Ia menambahkan bahwa keterbukaan tersebut dimaksudkan untuk memperluas ruang bagi profesional asing yang memiliki keahlian khusus, terutama di bidang manajemen dan teknologi, agar dapat masuk ke sistem kepemimpinan di perusahaan negara.
Dengan demikian, pemerintah berharap kualitas kepemimpinan di BUMN bisa naik ke level global dan mendorong inovasi yang lebih cepat.
Namun demikian, meski pintu dibuka, Prabowo menegaskan bahwa penunjukan pemimpin asing tidak otomatis dan harus melalui seleksi yang ketat, mempertimbangkan kompetensi, integritas, serta kemampuan memahami budaya dan kontekstual Indonesia.
Ia memastikan bahwa seorang calon asing tidak akan diangkat asal-asalan, tetapi melewati proses evaluasi transparan.
Reaksi publik
Para pengamat bisnis menilai bahwa kebijakan ini bisa menjadi terobosan positif, tetapi juga harus dibarengi dengan mekanisme pengawasan yang kuat agar tidak menimbulkan masalah kedaulatan ekonomi.
Sebaliknya, sebagian kritikus menyuarakan kekhawatiran mengenai pengaruh asing yang berlebihan di sektor strategis.
Kementerian BUMN belum memberikan respons resmi hingga berita ini diturunkan.

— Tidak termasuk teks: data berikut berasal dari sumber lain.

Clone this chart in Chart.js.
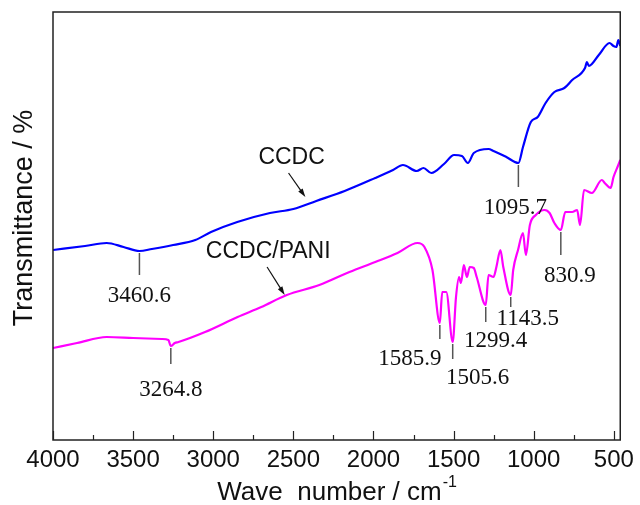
<!DOCTYPE html>
<html>
<head>
<meta charset="utf-8">
<script src="https://cdn.jsdelivr.net/npm/chart.js@4.4.0/dist/chart.umd.min.js"></script>
<style>
  body { margin: 0; background: #fff; }
</style>
</head>
<body>
<canvas id="ftir-chart" width="640" height="505"></canvas>
<script>
// spectra (wave number, transmittance in arbitrary units)
const ccdcWave = [4000, 3800, 3665, 3560, 3460.6, 3383, 3250, 3112, 3014, 2850, 2646, 2500, 2357, 2180, 1989, 1878, 1816, 1730, 1688, 1639, 1560, 1497, 1448, 1411, 1374, 1282, 1251, 1171, 1095.7, 1067, 1018, 975, 926, 871, 809, 760, 680, 668, 656, 594, 527, 502, 484, 472, 460];
const ccdcT = [190, 194, 197, 193, 189, 191, 195, 200, 208, 218, 227, 231, 239, 249, 262, 270, 275, 269, 272, 267, 276, 285, 284, 277, 287, 291, 289, 283, 277, 293, 318, 323, 337, 348, 352, 360, 372, 378, 374, 385, 397, 394, 393, 400, 394];

const paniWave = [4000, 3850, 3665, 3500, 3321, 3280, 3264.8, 3240, 3217, 3051, 2848, 2700, 2541, 2338, 2150, 1989, 1850, 1725, 1682, 1632, 1585.9, 1571, 1546, 1505.6, 1485, 1466, 1454, 1436, 1417, 1399, 1374, 1356, 1299.4, 1282, 1251, 1233, 1208, 1190, 1143.5, 1128, 1098, 1067, 1049, 1024, 987, 932, 901, 871, 830.9, 803, 760, 729, 711, 686, 637, 575, 557, 520, 502, 472, 460];
const paniT = [92, 97, 103, 102, 101, 100, 94, 97, 98, 108, 123, 133, 145, 155, 168, 178, 187, 197, 193, 170, 117, 148, 148, 98, 143, 163, 157, 175, 163, 173, 172, 163, 135, 165, 163, 173, 190, 173, 145, 170, 190, 207, 185, 215, 225, 230, 227, 217, 210, 228, 228, 230, 215, 250, 247, 260, 257, 252, 263, 275, 280];

const seriesNames = ['CCDC', 'CCDC/PANI'];
const majorTicks = [4000, 3500, 3000, 2500, 2000, 1500, 1000, 500];
const minorTicks = [3750, 3250, 2750, 2250, 1750, 1250, 750];

// marked peaks: which series, wave number, label
const peakSeries = [0, 1, 0, 1, 1, 1, 1, 1];
const peakWaves = [3460.6, 3264.8, 1095.7, 830.9, 1143.5, 1299.4, 1585.9, 1505.6];
const peakTexts = ['3460.6', '3264.8', '1095.7', '830.9', '1143.5', '1299.4', '1585.9', '1505.6'];

// leader length, label shift, label baseline below leader (px)
const peakLayout = [
  { len: 22, dx: 0, dy: 27 },
  { len: 16, dx: 0, dy: 32 },
  { len: 22, dx: -3, dy: 27 },
  { len: 23, dx: 9, dy: 27 },
  { len: 10, dx: 17, dy: 18 },
  { len: 15, dx: 10, dy: 25 },
  { len: 14, dx: -30, dy: 26 },
  { len: 15, dx: 25, dy: 25 }
];

// series name positions and arrows, in data units
const nameLayout = [
  { text: [2511, 282], from: [2530, 267], to: [2425, 243] },
  { text: [2657, 188], from: [2664, 173], to: [2554, 145] }
];

const SANS = '"Liberation Sans", Arial, sans-serif';
const SERIF = '"Liberation Serif", "Times New Roman", serif';

function toPoints(xs, ys) {
  return xs.map((x, i) => ({ x: x, y: ys[i] }));
}

const seriesWave = [ccdcWave, paniWave];
const seriesT = [ccdcT, paniT];

function drawArrow(ctx, x1, y1, x2, y2) {
  const ang = Math.atan2(y2 - y1, x2 - x1);
  const head = 9;
  ctx.beginPath();
  ctx.moveTo(x1, y1);
  ctx.lineTo(x2 - Math.cos(ang) * head * 0.8, y2 - Math.sin(ang) * head * 0.8);
  ctx.stroke();
  ctx.beginPath();
  ctx.moveTo(x2, y2);
  ctx.lineTo(x2 - head * Math.cos(ang - 0.3), y2 - head * Math.sin(ang - 0.3));
  ctx.lineTo(x2 - head * Math.cos(ang + 0.3), y2 - head * Math.sin(ang + 0.3));
  ctx.closePath();
  ctx.fill();
}

const decorations = {
  id: 'decorations',
  afterDraw(chart) {
    const ctx = chart.ctx;
    const area = chart.chartArea;
    const xs = chart.scales.x;
    const ys = chart.scales.y;
    ctx.save();

    // frame
    ctx.strokeStyle = '#222';
    ctx.lineWidth = 1.5;
    ctx.strokeRect(area.left, area.top, area.right - area.left, area.bottom - area.top);

    // inward ticks
    ctx.lineWidth = 1.2;
    ctx.beginPath();
    majorTicks.forEach(v => {
      const px = Math.round(xs.getPixelForValue(v)) + 0.5;
      ctx.moveTo(px, area.bottom);
      ctx.lineTo(px, area.bottom - 9);
    });
    minorTicks.forEach(v => {
      const px = Math.round(xs.getPixelForValue(v)) + 0.5;
      ctx.moveTo(px, area.bottom);
      ctx.lineTo(px, area.bottom - 5);
    });
    ctx.stroke();

    // peak leaders and labels
    ctx.font = '23px ' + SERIF;
    ctx.textAlign = 'center';
    ctx.textBaseline = 'alphabetic';
    peakWaves.forEach((w, i) => {
      const s = peakSeries[i];
      const idx = seriesWave[s].indexOf(w);
      const px = xs.getPixelForValue(w);
      const py = ys.getPixelForValue(seriesT[s][idx]) + 2;
      const lay = peakLayout[i];
      ctx.strokeStyle = '#555';
      ctx.lineWidth = 1.5;
      ctx.beginPath();
      ctx.moveTo(px, py);
      ctx.lineTo(px, py + lay.len);
      ctx.stroke();
      ctx.fillStyle = '#111';
      ctx.fillText(peakTexts[i], px + lay.dx, py + lay.len + lay.dy);
    });

    // series names with arrows
    ctx.font = '23px ' + SANS;
    ctx.textBaseline = 'middle';
    ctx.strokeStyle = '#111';
    ctx.fillStyle = '#111';
    ctx.lineWidth = 1.2;
    nameLayout.forEach((n, i) => {
      ctx.fillText(seriesNames[i], xs.getPixelForValue(n.text[0]), ys.getPixelForValue(n.text[1]));
      drawArrow(ctx,
        xs.getPixelForValue(n.from[0]), ys.getPixelForValue(n.from[1]),
        xs.getPixelForValue(n.to[0]), ys.getPixelForValue(n.to[1]));
    });

    // axis titles
    ctx.fillStyle = '#111';
    ctx.font = '26px ' + SANS;
    const main = 'Wave  number / cm';
    const wMain = ctx.measureText(main).width;
    ctx.font = '16px ' + SANS;
    const wSup = ctx.measureText('-1').width;
    const x0 = (area.left + area.right) / 2 - (wMain + wSup) / 2;
    ctx.textAlign = 'left';
    ctx.textBaseline = 'alphabetic';
    ctx.font = '26px ' + SANS;
    ctx.fillText(main, x0, 500);
    ctx.font = '16px ' + SANS;
    ctx.fillText('-1', x0 + wMain + 1, 487);

    ctx.translate(25, 218);
    ctx.rotate(-Math.PI / 2);
    ctx.font = '27px ' + SANS;
    ctx.textAlign = 'center';
    ctx.textBaseline = 'middle';
    ctx.fillText('Transmittance / %', 0, 0);
    ctx.restore();
  }
};

new Chart(document.getElementById('ftir-chart'), {
  type: 'line',
  data: {
    datasets: [{
      label: seriesNames[0],
      data: toPoints(ccdcWave, ccdcT),
      borderColor: '#0000ff',
      borderWidth: 2.2,
      pointRadius: 0,
      cubicInterpolationMode: 'monotone',
      borderJoinStyle: 'round'
    }, {
      label: seriesNames[1],
      data: toPoints(paniWave, paniT),
      borderColor: '#ff00ff',
      borderWidth: 2.2,
      pointRadius: 0,
      cubicInterpolationMode: 'monotone',
      borderJoinStyle: 'round'
    }]
  },
  options: {
    responsive: false,
    animation: false,
    layout: {
      autoPadding: false,
      padding: { top: 12, right: 12, left: 0, bottom: 0 }
    },
    plugins: {
      legend: { display: false },
      tooltip: { enabled: false }
    },
    scales: {
      x: {
        type: 'linear',
        reverse: true,
        min: 460,
        max: 4000,
        afterBuildTicks: s => { s.ticks = majorTicks.map(v => ({ value: v })); },
        afterFit: s => { s.height = 65; },
        grid: { display: false, drawTicks: false },
        border: { display: false },
        ticks: {
          color: '#111',
          font: { family: SANS, size: 24 },
          padding: 6,
          maxRotation: 0,
          autoSkip: false,
          callback: v => String(v)
        }
      },
      y: {
        min: 0,
        max: 428,
        afterFit: s => { s.width = 53; },
        ticks: { display: false },
        grid: { display: false, drawTicks: false },
        border: { display: false }
      }
    }
  },
  plugins: [decorations]
});
</script>
</body>
</html>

Namun menurut catatan, beberapa negara maju telah menerapkan model serupa, di mana pimpinan perusahaan negara bisa berasal dari warga negara asing, selama mereka memenuhi persyaratan profesional dan regulasi yang berlaku.
Kebijakan ini menjadi salah satu langkah paling progresif di era kepemimpinan Prabowo, dan akan menjadi titik pantau penting bagaimana pemerintah menyeimbangkan antara keterbukaan global dan proteksi kepentingan nasional.